If the refrigerant is evaporated inside a tube during a flow process then the pressure will be relatively constant, subject only to the usual pressure drop required to create the flow. The boiling temperature will drift as the more volatile component of the blend boils more enthusiastically than its less vigorous companion, changing the composition of the liquid flow. This distillation is not a problem for the compressor provided the liquid is completely evaporated before it leaves the tube since the composition of the dry gas will be the same as the liquid inlet. Trouble comes if the liquid is not completely evaporated, which can happen if the control system regulating the flow through the expansion valve doesn’t take account of the shift in boiling temperature of the liquid.
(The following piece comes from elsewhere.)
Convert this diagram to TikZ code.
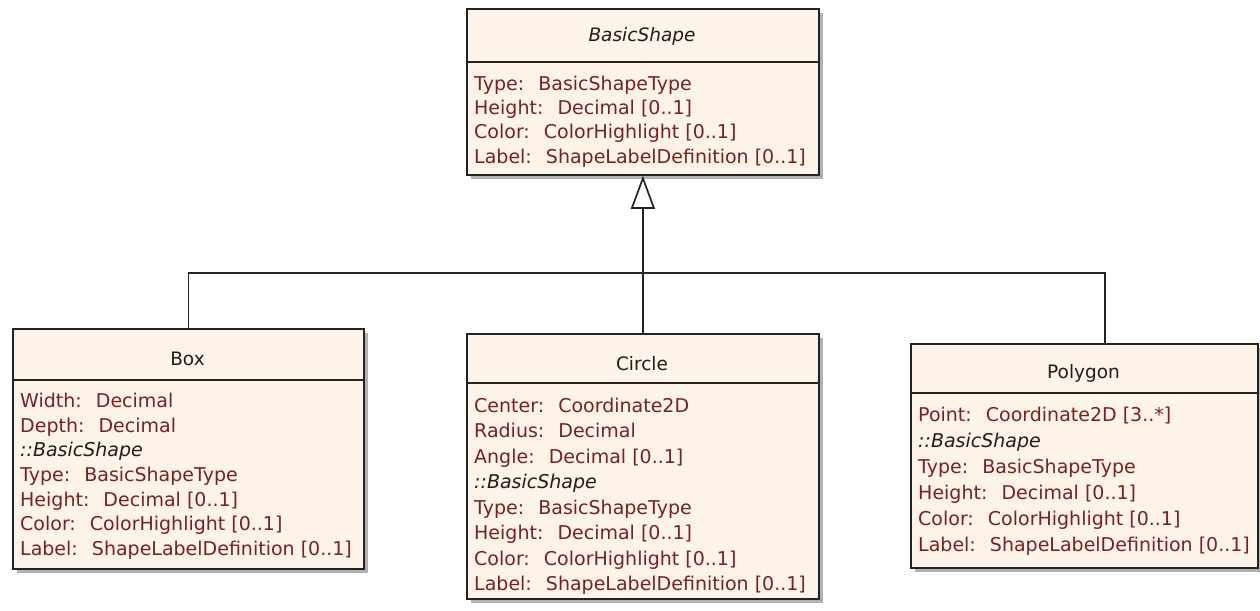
\documentclass[tikz,border=0pt]{standalone}
\usepackage{fontspec}
\setmainfont{DejaVu Sans}
\usetikzlibrary{arrows.meta,shadows}
\definecolor{clsfill}{RGB}{253,243,232}
\definecolor{clsline}{RGB}{35,35,35}
\definecolor{attrred}{RGB}{118,34,34}
\definecolor{titlecol}{RGB}{30,30,30}
\begin{document}
\begin{tikzpicture}[x=1pt,y=-1pt,
  cls/.style={draw=clsline, fill=clsfill, line width=1.8pt, inner sep=0pt, anchor=north west,
    drop shadow={shadow xshift=4pt, shadow yshift=-4pt, fill=black, opacity=0.3}},
  divline/.style={draw=clsline, line width=1.6pt},
  title/.style={font=\fontsize{18.5}{22}\selectfont, text=titlecol, anchor=base, inner sep=0pt},
  attr/.style={font=\fontsize{19}{22}\selectfont, text=attrred, anchor=base west, inner sep=0pt},
  inh/.style={font=\fontsize{19}{22}\selectfont\itshape, text=titlecol, anchor=base west, inner sep=0pt},
  conn/.style={draw=clsline, line width=1.7pt}
]
\useasboundingbox[fill=white] (0,0) rectangle (1260,610);

% classes
\node[cls, minimum width=352pt, minimum height=166pt] (basic) at (466,8) {};
\node[cls, minimum width=351pt, minimum height=240pt] (box) at (12,328) {};
\node[cls, minimum width=352pt, minimum height=265pt] (circle) at (466,333) {};
\node[cls, minimum width=347pt, minimum height=224pt] (poly) at (910,343) {};

\draw[divline] ([yshift=-54pt]basic.north west) -- ([yshift=-54pt]basic.north east);
\draw[divline] ([yshift=-52pt]box.north west) -- ([yshift=-52pt]box.north east);
\draw[divline] ([yshift=-50pt]circle.north west) -- ([yshift=-50pt]circle.north east);
\draw[divline] ([yshift=-50pt]poly.north west) -- ([yshift=-50pt]poly.north east);

% titles
\node[title, font=\fontsize{18.5}{22}\selectfont\itshape] (tbasic) at (642,42) {BasicShape};
\node[title] (tbox) at (187.5,365) {Box};
\node[title] (tcircle) at (642,370) {Circle};
\node[title] (tpoly) at (1083.5,378) {Polygon};

% BasicShape attributes
\node[attr] (b1) at (474,90) {Type:~ BasicShapeType};
\node[attr] (b2) at (474,114) {Height:~ Decimal [0..1]};
\node[attr] (b3) at (474,138.5) {Color:~ ColorHighlight [0..1]};
\node[attr] (b4) at (474,163) {Label:~ ShapeLabelDefinition [0..1]};

% Box attributes
\node[attr] (x1) at (20,407) {Width:~ Decimal};
\node[attr] (x2) at (20,432) {Depth:~ Decimal};
\node[inh] (x3) at (20,456.5) {::BasicShape};
\node[attr] (x4) at (20,481) {Type:~ BasicShapeType};
\node[attr] (x5) at (20,506) {Height:~ Decimal [0..1]};
\node[attr] (x6) at (20,530) {Color:~ ColorHighlight [0..1]};
\node[attr] (x7) at (20,555) {Label:~ ShapeLabelDefinition [0..1]};

% Circle attributes
\node[attr] (c1) at (474,412) {Center:~ Coordinate2D};
\node[attr] (c2) at (474,437.5) {Radius:~ Decimal};
\node[attr] (c3) at (474,463) {Angle:~ Decimal [0..1]};
\node[inh] (c4) at (474,488.5) {::BasicShape};
\node[attr] (c5) at (474,514) {Type:~ BasicShapeType};
\node[attr] (c6) at (474,539.5) {Height:~ Decimal [0..1]};
\node[attr] (c7) at (474,565) {Color:~ ColorHighlight [0..1]};
\node[attr] (c8) at (474,590.5) {Label:~ ShapeLabelDefinition [0..1]};

% Polygon attributes
\node[attr] (p1) at (918,421) {Point:~ Coordinate2D [3..*]};
\node[inh] (p2) at (918,447) {::BasicShape};
\node[attr] (p3) at (918,473) {Type:~ BasicShapeType};
\node[attr] (p4) at (918,499) {Height:~ Decimal [0..1]};
\node[attr] (p5) at (918,525) {Color:~ ColorHighlight [0..1]};
\node[attr] (p6) at (918,551) {Label:~ ShapeLabelDefinition [0..1]};

% connectors
\coordinate (jbox) at ([yshift=55pt]box.north);
\coordinate (jpoly) at (1105,273);
\draw[conn] (box.north) -- (jbox) -- (jpoly) -- (jpoly |- poly.north);
\draw[conn, -{Triangle[open, length=33pt, width=24pt, fill=white]}] (circle.north) -- (basic.south);
\end{tikzpicture}
\end{document}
When the liquid is in a pool and is boiling (imaginatively called “pool boiling”) the situation is different. The more volatile component (the one which boils more easily—recognized as the one with the lower boiling temperature for a given pressure) will evaporate first, leaving the
less volatile component behind. This is the well-understood, time-honored process used in whisky distillation to separate alcohol (more volatile) from water (less volatile) in order to strengthen fermented liquor. When used in refrigeration systems it’s troublesome because the composition of the gas flowing through the compressor is now different from the composition in the evaporator.

The change in boiling point is known as “temperature glide” and the change in proportion of the components is called “composition shift.” These are the oddities that can be turned to advantages when a zeotrope is used. If a fluid is being cooled through a large temperature range, for example chilled water for a production process, then the temperature glide can enable the compressor to run with a higher inlet pressure than would otherwise be possible. This is only possible if the fluid flow directions on either side of the evaporator can be arranged suitably. Unfortunately this can sometimes make the evaporator more expensive, so there is a capital cost versus operating cost trade-off to be considered.

In more extreme cases a single circuit system with a far higher range of boiling points could be used instead of a cascade plant to reach very low temperatures. This is known as an “auto-cascade.” Where there is a wide range in air temperature, for example along the product path
in an in-line tunnel freezer, a similar technique could be used. As far as I am aware, this approach has not been commercialized, perhaps because the glide in commercially available zeotropes is not large enough to be worth it.